A MINUTE WITH MIHLALI

“I want to leave a legacy that spans through generations, of being a brand that created jobs; built communities and changed the perception of what design and could be.”

Mihlali Yawa is a 23-year-old designer currently doing her Honours in Fashion at LISOF. She describes herself as a lover of all things wholesome, beautiful and artisanal.  This interview takes us through her fashion journey and one also gains some perspective on the fashion industry.  

Q:        WHAT IS YOUR VISION FOR YOUR BRAND?

A:My vision for my brand YAWA, is it to be an internationally recognized brand that is a household name.

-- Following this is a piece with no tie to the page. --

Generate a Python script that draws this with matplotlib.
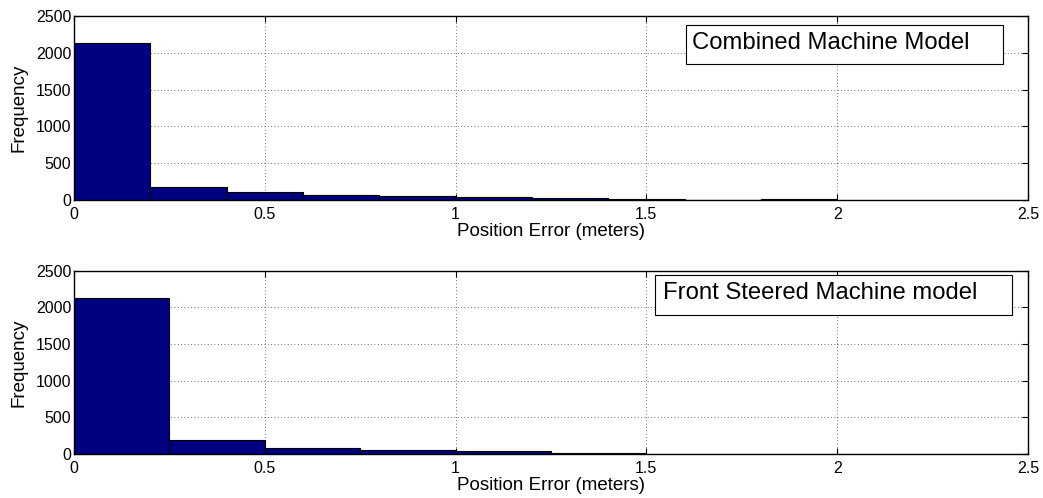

My vision, is to further the design scope of South Africa and the entire

African diaspora. I draw a lot of my influence (in terms of where I want to be) from creative directors Asanda Sizani and Anne Wintour, then design wise from Rich Mnisi; Fezeka Qobose and a brand by the name of Fenoel.

Q:     WHAT IS YOUR BIGGEST CHALLENGE WHEN IT COEMS TO YOUR BUSINESS?

A:People investing in it. For example, a client would rather spend R20 000 in an existing store or known designer than you because they fell it is better use of their money. People don’t trust someone who doesn’t have a “name” behind them. 

 Q:       DO YOU REMEMBER THE FEELING OF COMPLETELY YOUR FIRST COLLECTION/FIRST PIECE?

A:I do – to be honest, the feeling I experienced was that of relief and then disappointment. I was relieved because I was under pressure to produce this collection for school and I could finally sleep but then I was disappointed because the collection had been changed/adapted a lot and I didn’t necessarily feel that I was my own. I didn’t fight enough for my initial ideas and concept, it morphed into something else, although beautiful but not my own. Moral of the story, stick to your guns. Selling my first piece, however, was really great, an entire person paid me for something I made with my hands – it was bliss!

Q: WHAT IS THE ONE THING YOU COULD CHANGE ABOUT THE INDUSTRY? 

A:Specifically, in South Africa, the amount of closed doors there are. As a designer, the only way to improve your craft, is to be constantly working on it. South African designers (some) don’t open their doors to young, inexperienced people and put them in a position of learning. When I make it, my first step to give back would be to establish an internship programme to upcoming designers. Secondly, I would change the “face” value of the industry as being one of humility; active change and advancement. 

Q: CAN YOU MAKE ME A DRESS? (HOW MANY TIMES HAVE YOU HEARD THAT?)

A: More than I would like to admit and it is usually followed up by an over sceptical “really? (lol).  I’ve since learnt that this question is all about gauging my confidence more than anything. If I answer cowardly, the person will walk but if I stand my ground, I know money is coming soon. 

Q: WHAT IS THE BIGGEST MISINTERPRETATION THAT STUDENTS HAVE GOING TO FASHION SCHOOL? 

A:That it is going to be glamorous; easy and you are going to meet influential industry people every day. A lot of people don’t understand/know that the fashion shows/shoots and meeting people, is maybe 10% of the job. The other 90% is you researching and sitting behind a sewing machine at odd hours of the night. 

Q: ADVICE FOR UPCOMING DESIGNERS?

 A: Work as much as possible, regardless of the job. Constantly work on your craft and operate out of your boundaries.